## TASK DESCRIPTION
Print exactly the lines that run from the line containing "Write a component" to the line containing "import * as", both included, and nothing else; pictures stay out.

## SUPPLIED DATA
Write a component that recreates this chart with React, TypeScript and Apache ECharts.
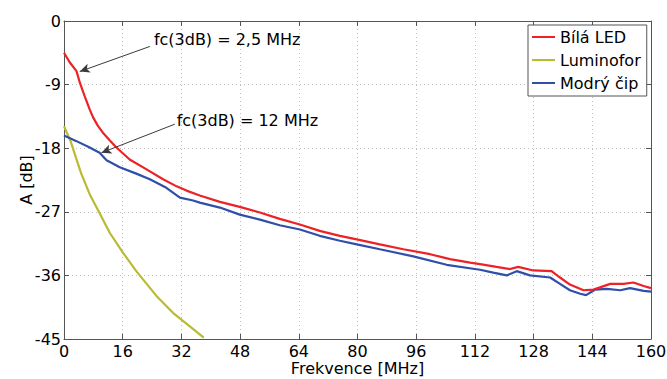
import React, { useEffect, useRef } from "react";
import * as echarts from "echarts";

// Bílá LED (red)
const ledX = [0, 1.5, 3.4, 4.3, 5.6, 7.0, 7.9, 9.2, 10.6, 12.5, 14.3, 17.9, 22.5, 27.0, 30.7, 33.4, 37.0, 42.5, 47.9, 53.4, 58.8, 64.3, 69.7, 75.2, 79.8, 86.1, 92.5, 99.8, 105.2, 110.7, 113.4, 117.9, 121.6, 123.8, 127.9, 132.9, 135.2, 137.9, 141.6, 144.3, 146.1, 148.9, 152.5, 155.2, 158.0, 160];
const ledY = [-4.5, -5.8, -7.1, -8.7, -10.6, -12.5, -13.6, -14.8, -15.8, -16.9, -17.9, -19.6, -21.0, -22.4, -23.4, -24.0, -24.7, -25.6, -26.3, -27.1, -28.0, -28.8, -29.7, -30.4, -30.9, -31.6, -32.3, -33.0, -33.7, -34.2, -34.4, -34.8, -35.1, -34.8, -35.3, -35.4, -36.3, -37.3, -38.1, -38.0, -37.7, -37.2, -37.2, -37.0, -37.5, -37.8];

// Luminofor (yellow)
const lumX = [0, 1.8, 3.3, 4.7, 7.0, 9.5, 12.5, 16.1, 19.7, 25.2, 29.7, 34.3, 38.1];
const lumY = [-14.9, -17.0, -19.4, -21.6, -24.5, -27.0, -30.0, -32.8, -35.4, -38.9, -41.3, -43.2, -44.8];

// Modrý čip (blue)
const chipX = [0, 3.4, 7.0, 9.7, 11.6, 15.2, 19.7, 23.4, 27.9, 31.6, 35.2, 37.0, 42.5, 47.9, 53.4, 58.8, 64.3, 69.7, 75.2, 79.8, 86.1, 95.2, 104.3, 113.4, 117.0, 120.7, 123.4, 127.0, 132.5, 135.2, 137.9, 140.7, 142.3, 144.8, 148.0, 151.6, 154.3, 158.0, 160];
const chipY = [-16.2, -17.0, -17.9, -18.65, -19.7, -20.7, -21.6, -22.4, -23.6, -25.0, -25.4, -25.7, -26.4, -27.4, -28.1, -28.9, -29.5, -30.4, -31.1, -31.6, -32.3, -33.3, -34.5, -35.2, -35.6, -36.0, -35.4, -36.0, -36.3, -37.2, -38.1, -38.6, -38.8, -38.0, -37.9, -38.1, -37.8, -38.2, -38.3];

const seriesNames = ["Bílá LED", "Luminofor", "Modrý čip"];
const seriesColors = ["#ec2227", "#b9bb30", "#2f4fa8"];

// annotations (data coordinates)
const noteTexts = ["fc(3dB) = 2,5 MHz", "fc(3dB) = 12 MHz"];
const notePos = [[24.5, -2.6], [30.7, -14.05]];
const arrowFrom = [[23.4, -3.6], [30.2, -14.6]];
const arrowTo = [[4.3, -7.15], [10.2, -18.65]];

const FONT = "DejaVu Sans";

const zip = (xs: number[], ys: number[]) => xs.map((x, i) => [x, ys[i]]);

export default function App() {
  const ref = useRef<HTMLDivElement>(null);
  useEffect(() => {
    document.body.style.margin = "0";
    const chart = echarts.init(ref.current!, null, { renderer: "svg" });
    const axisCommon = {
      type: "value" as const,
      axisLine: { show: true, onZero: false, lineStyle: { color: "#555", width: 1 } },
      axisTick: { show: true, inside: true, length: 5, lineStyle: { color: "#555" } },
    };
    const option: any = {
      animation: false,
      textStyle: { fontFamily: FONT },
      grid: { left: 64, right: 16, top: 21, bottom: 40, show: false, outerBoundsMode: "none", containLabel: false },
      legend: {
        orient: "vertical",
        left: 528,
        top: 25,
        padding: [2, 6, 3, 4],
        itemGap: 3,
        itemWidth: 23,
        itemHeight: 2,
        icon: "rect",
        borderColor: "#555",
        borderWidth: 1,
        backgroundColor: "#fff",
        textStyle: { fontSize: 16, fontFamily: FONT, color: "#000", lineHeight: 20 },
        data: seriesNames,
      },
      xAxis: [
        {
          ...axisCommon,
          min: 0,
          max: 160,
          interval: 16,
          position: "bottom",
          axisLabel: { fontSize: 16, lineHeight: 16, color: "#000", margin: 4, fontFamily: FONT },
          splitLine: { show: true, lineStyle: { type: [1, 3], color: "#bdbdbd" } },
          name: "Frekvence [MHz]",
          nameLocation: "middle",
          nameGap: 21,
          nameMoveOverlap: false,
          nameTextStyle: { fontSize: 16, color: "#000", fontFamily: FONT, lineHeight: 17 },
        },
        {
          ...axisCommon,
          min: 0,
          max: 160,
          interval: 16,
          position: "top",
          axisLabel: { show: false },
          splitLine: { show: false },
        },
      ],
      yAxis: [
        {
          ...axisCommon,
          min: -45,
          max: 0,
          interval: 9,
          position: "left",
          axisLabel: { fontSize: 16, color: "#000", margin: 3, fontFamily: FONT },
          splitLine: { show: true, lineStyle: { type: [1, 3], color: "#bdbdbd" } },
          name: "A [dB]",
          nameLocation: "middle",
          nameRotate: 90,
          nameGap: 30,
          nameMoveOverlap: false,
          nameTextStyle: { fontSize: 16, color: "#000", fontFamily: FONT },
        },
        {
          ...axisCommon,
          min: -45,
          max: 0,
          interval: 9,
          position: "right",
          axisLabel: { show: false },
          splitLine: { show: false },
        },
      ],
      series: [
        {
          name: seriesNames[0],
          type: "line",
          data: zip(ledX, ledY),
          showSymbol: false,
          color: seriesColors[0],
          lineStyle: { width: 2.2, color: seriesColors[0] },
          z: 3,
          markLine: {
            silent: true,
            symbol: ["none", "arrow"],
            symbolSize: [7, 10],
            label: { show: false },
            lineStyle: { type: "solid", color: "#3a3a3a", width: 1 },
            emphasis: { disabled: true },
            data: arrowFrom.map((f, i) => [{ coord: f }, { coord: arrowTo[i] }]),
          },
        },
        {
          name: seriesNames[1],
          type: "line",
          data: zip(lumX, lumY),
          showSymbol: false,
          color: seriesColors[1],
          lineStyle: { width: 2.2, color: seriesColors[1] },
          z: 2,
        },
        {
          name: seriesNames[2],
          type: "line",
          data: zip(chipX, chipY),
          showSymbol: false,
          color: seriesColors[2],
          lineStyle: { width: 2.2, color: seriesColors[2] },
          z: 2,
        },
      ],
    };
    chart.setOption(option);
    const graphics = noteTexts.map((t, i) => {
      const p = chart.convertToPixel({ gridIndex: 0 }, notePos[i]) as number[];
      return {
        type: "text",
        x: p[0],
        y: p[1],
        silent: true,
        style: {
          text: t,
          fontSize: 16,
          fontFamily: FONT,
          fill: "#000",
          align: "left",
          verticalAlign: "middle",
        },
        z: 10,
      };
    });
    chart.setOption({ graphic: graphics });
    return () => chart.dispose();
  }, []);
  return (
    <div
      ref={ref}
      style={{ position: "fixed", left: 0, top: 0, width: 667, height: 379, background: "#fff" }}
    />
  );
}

* * *

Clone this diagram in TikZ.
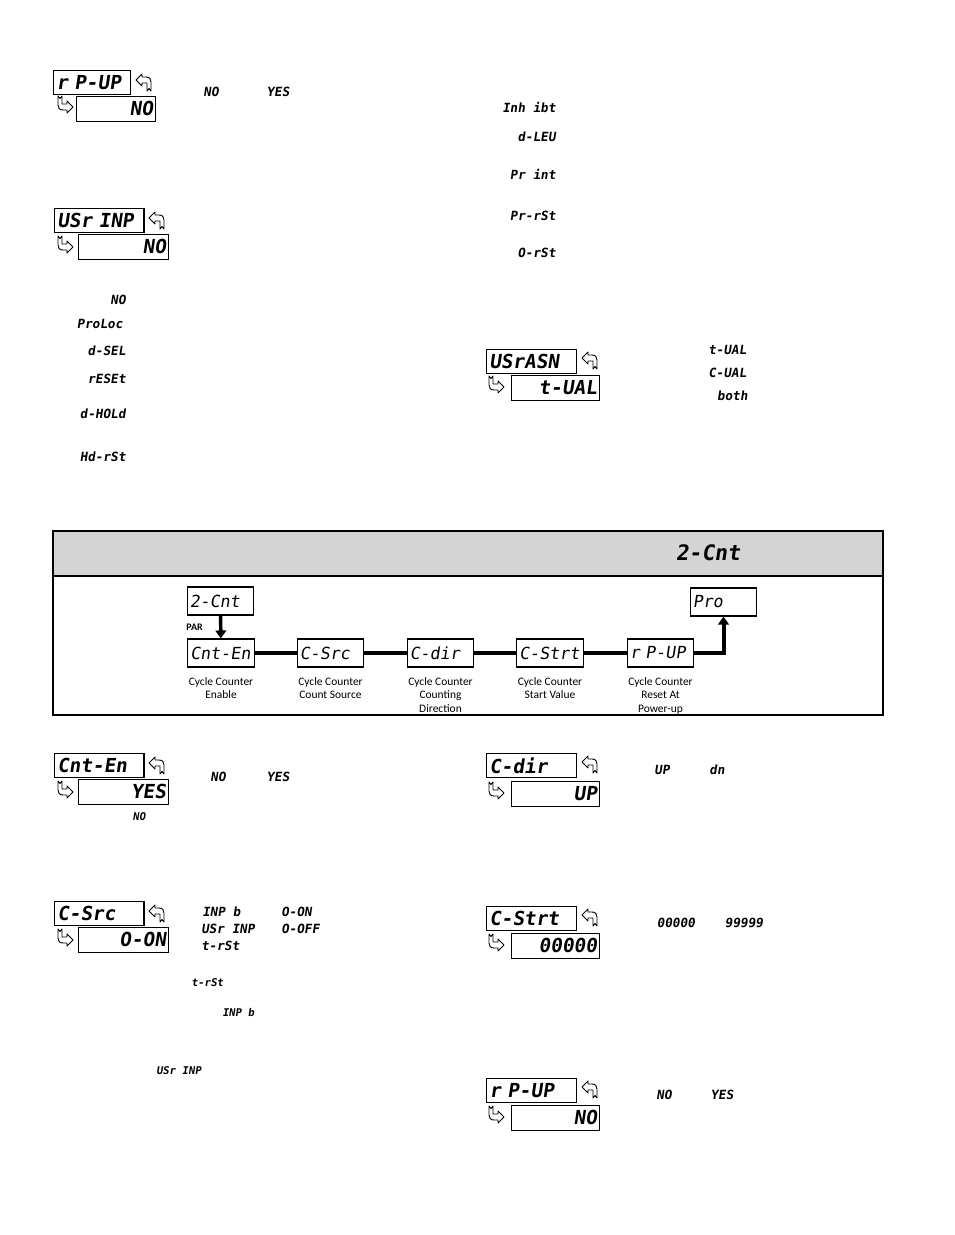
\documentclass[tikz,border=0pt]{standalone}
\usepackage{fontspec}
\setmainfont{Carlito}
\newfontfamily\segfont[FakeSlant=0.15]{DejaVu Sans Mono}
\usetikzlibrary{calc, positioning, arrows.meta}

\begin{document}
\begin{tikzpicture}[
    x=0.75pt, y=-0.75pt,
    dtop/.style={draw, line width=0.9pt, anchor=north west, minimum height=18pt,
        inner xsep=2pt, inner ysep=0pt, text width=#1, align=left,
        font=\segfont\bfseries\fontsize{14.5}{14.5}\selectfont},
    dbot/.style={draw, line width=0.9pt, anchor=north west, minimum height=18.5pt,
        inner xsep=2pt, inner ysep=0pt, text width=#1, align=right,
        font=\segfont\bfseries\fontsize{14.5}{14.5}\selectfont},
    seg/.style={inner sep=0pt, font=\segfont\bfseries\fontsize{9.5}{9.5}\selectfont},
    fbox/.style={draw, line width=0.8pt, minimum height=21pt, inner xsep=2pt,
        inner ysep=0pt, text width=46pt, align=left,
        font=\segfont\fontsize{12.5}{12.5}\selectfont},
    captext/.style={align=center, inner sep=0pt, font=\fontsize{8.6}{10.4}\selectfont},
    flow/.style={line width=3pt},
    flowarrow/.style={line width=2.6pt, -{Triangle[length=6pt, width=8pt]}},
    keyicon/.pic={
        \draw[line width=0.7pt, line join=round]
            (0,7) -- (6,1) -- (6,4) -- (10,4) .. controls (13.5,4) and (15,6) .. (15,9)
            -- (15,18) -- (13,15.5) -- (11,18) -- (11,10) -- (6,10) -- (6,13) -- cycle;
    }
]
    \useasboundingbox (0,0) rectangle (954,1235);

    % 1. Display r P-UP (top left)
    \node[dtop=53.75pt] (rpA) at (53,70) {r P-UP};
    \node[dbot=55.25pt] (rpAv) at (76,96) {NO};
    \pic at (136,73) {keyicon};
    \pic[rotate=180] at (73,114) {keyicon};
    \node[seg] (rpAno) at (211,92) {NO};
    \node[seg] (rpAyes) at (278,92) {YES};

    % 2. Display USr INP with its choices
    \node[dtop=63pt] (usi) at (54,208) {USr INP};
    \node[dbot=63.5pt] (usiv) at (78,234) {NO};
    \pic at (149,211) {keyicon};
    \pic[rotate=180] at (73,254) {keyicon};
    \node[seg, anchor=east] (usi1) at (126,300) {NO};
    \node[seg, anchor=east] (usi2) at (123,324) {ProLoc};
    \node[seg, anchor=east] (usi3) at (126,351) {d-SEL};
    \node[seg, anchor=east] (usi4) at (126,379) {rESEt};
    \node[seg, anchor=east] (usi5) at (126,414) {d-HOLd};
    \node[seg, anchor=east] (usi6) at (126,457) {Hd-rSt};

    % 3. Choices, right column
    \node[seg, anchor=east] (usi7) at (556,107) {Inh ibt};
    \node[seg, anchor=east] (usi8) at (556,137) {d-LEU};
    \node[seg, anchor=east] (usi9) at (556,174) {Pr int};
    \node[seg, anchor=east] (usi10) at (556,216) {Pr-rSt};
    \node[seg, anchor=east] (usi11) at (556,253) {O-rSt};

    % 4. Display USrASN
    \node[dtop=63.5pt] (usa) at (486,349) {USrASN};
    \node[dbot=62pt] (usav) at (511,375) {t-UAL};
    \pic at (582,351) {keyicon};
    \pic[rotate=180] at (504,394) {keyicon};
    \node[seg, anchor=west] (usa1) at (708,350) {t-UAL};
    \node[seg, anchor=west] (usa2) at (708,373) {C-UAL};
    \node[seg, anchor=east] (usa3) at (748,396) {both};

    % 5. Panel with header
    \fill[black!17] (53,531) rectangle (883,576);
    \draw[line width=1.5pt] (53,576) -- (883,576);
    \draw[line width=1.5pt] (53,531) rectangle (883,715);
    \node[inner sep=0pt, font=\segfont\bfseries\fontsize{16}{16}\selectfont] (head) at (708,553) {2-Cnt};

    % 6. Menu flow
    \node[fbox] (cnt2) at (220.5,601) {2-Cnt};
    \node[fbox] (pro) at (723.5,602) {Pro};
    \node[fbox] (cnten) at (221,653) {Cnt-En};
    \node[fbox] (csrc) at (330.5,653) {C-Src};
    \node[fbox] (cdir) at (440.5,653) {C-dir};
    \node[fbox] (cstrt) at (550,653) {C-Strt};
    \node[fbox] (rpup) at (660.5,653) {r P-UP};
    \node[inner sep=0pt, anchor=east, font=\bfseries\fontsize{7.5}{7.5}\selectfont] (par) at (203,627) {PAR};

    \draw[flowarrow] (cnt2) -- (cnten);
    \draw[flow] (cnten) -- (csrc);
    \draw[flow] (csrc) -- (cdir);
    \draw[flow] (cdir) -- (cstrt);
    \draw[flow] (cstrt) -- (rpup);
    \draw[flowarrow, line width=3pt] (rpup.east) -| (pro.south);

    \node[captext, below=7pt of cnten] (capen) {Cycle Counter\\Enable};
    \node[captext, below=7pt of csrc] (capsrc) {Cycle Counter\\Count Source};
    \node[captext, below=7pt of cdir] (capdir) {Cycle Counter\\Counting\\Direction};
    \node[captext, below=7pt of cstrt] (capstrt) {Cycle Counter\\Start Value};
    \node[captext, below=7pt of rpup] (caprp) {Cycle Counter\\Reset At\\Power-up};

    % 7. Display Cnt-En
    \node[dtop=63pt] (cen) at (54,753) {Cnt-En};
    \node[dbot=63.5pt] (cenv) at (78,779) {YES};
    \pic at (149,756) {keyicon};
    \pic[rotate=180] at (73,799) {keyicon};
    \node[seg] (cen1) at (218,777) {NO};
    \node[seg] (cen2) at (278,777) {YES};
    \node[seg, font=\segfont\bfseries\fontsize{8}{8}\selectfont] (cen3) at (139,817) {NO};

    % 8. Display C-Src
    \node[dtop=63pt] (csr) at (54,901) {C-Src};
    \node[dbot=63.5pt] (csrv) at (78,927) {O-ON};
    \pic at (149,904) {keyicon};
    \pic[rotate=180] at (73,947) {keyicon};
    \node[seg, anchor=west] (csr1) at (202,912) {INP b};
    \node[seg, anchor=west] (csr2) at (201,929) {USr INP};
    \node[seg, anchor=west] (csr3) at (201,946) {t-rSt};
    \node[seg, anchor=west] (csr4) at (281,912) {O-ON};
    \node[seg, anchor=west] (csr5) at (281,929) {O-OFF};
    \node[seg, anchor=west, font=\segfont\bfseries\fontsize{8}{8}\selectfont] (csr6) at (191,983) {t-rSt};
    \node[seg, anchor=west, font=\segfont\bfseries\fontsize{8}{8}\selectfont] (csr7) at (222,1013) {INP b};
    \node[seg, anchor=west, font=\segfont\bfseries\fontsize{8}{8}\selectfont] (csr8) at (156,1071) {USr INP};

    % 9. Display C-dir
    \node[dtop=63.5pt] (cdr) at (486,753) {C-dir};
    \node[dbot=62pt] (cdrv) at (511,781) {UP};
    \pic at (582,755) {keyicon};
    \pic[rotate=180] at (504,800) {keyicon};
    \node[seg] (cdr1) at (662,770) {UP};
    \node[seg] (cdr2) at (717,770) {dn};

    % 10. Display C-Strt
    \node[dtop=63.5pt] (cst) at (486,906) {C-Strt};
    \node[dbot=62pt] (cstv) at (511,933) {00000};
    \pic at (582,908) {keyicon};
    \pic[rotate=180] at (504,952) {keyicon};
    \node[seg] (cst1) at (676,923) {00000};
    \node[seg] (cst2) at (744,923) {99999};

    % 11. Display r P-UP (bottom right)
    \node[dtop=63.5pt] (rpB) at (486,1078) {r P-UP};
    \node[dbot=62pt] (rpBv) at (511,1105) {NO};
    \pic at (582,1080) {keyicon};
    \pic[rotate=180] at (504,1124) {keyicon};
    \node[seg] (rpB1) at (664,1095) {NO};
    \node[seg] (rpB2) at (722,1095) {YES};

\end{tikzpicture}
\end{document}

## THE OUTPUT
Write a component that recreates this chart with React, TypeScript and Apache ECharts.
import React, { useEffect, useRef } from "react";
import * as echarts from "echarts";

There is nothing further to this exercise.